— begin —

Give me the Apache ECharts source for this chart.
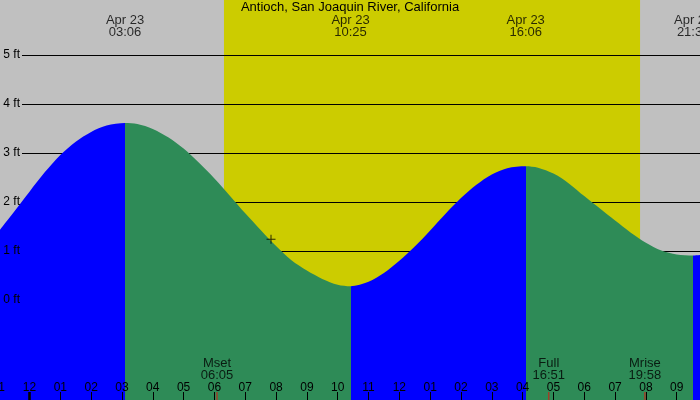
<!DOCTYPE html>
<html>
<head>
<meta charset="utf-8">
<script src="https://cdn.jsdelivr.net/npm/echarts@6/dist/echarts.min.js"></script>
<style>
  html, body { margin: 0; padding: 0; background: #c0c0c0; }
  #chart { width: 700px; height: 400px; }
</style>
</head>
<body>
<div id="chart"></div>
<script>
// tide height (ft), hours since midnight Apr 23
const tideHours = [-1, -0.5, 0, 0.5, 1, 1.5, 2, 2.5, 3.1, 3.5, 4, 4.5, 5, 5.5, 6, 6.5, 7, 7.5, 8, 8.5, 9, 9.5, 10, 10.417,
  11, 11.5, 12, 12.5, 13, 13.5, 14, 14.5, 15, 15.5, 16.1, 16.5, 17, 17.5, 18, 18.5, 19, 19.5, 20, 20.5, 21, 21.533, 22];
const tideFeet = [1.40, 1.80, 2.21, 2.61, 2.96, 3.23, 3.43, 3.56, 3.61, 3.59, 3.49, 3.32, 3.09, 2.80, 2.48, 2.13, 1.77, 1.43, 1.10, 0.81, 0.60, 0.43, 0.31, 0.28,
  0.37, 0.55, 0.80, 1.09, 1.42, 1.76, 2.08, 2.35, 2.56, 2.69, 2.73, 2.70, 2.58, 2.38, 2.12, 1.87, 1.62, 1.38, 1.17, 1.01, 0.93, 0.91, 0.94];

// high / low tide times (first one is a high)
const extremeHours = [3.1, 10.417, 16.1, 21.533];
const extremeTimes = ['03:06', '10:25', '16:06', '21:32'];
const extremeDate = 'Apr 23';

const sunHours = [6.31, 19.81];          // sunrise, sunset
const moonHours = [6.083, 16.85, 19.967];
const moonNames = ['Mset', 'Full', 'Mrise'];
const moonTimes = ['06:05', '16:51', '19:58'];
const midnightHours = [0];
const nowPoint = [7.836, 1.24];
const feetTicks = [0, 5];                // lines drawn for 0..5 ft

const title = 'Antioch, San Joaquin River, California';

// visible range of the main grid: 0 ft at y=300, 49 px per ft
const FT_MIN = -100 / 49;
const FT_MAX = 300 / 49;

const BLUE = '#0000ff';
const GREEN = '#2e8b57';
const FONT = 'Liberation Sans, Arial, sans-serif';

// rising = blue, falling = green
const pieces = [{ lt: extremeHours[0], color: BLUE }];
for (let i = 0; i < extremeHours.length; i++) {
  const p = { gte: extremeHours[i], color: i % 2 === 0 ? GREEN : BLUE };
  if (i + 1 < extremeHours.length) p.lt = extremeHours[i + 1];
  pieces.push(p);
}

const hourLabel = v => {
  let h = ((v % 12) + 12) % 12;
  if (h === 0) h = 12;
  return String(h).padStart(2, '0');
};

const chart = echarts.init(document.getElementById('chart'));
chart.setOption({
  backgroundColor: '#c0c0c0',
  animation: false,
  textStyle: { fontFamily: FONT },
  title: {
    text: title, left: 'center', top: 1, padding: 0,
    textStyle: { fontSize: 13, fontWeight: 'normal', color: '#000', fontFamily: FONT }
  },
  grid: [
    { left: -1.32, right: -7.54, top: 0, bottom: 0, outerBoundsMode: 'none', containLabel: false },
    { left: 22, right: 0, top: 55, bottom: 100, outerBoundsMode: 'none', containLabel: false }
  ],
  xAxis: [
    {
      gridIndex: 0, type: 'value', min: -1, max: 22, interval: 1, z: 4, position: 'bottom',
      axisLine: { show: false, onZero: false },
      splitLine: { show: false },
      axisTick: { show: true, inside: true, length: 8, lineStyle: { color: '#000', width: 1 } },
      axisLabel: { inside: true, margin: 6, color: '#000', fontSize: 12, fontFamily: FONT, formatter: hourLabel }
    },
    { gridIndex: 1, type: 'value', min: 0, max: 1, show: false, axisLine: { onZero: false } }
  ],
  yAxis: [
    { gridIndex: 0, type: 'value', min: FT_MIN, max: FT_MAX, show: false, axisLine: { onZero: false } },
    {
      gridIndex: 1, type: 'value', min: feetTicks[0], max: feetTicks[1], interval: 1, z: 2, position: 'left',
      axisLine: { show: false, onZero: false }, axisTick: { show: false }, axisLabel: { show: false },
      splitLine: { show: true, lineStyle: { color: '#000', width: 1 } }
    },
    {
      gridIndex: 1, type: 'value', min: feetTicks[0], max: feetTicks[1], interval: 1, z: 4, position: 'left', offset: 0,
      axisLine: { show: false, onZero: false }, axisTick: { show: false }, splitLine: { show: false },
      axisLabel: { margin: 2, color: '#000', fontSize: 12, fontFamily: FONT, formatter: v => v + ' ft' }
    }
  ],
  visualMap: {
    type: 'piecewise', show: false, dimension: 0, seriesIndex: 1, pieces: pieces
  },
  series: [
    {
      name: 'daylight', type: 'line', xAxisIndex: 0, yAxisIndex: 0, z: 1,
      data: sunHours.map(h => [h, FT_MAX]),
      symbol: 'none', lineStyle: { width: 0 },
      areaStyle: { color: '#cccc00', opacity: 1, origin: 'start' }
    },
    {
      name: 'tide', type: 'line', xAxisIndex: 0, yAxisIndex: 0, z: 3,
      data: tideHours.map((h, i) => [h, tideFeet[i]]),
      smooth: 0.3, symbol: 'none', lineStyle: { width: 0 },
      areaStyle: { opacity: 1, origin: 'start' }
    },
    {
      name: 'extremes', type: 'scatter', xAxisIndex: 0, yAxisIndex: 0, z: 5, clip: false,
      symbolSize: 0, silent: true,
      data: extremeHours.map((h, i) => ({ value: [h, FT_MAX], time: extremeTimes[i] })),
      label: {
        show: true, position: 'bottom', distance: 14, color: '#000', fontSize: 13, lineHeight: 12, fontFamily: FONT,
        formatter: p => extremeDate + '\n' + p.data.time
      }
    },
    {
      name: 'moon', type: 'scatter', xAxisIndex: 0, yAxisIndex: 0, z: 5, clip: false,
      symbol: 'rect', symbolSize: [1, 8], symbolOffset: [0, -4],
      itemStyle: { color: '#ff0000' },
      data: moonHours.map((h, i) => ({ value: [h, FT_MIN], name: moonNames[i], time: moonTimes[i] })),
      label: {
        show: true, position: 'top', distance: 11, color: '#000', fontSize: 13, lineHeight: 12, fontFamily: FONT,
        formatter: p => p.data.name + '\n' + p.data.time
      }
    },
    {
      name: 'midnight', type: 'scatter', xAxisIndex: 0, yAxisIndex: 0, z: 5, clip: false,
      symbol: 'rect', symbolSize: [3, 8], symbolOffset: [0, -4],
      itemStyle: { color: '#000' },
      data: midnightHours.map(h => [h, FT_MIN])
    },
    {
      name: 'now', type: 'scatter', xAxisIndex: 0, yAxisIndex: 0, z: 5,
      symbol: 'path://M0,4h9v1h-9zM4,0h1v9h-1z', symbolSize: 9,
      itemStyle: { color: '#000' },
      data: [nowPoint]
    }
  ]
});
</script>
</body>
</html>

— end —

▸ **WORK TO COMPLETE**
Only the lines from the top of the data through the line with "const extremeDate = 'Apr 23';" should be quoted, exactly and with both ends kept; skip the pictures.

▸ **FINAL RESULT**
Give me the Apache ECharts source for this chart.
<!DOCTYPE html>
<html>
<head>
<meta charset="utf-8">
<script src="https://cdn.jsdelivr.net/npm/echarts@6/dist/echarts.min.js"></script>
<style>
  html, body { margin: 0; padding: 0; background: #c0c0c0; }
  #chart { width: 700px; height: 400px; }
</style>
</head>
<body>
<div id="chart"></div>
<script>
// tide height (ft), hours since midnight Apr 23
const tideHours = [-1, -0.5, 0, 0.5, 1, 1.5, 2, 2.5, 3.1, 3.5, 4, 4.5, 5, 5.5, 6, 6.5, 7, 7.5, 8, 8.5, 9, 9.5, 10, 10.417,
  11, 11.5, 12, 12.5, 13, 13.5, 14, 14.5, 15, 15.5, 16.1, 16.5, 17, 17.5, 18, 18.5, 19, 19.5, 20, 20.5, 21, 21.533, 22];
const tideFeet = [1.40, 1.80, 2.21, 2.61, 2.96, 3.23, 3.43, 3.56, 3.61, 3.59, 3.49, 3.32, 3.09, 2.80, 2.48, 2.13, 1.77, 1.43, 1.10, 0.81, 0.60, 0.43, 0.31, 0.28,
  0.37, 0.55, 0.80, 1.09, 1.42, 1.76, 2.08, 2.35, 2.56, 2.69, 2.73, 2.70, 2.58, 2.38, 2.12, 1.87, 1.62, 1.38, 1.17, 1.01, 0.93, 0.91, 0.94];

// high / low tide times (first one is a high)
const extremeHours = [3.1, 10.417, 16.1, 21.533];
const extremeTimes = ['03:06', '10:25', '16:06', '21:32'];
const extremeDate = 'Apr 23';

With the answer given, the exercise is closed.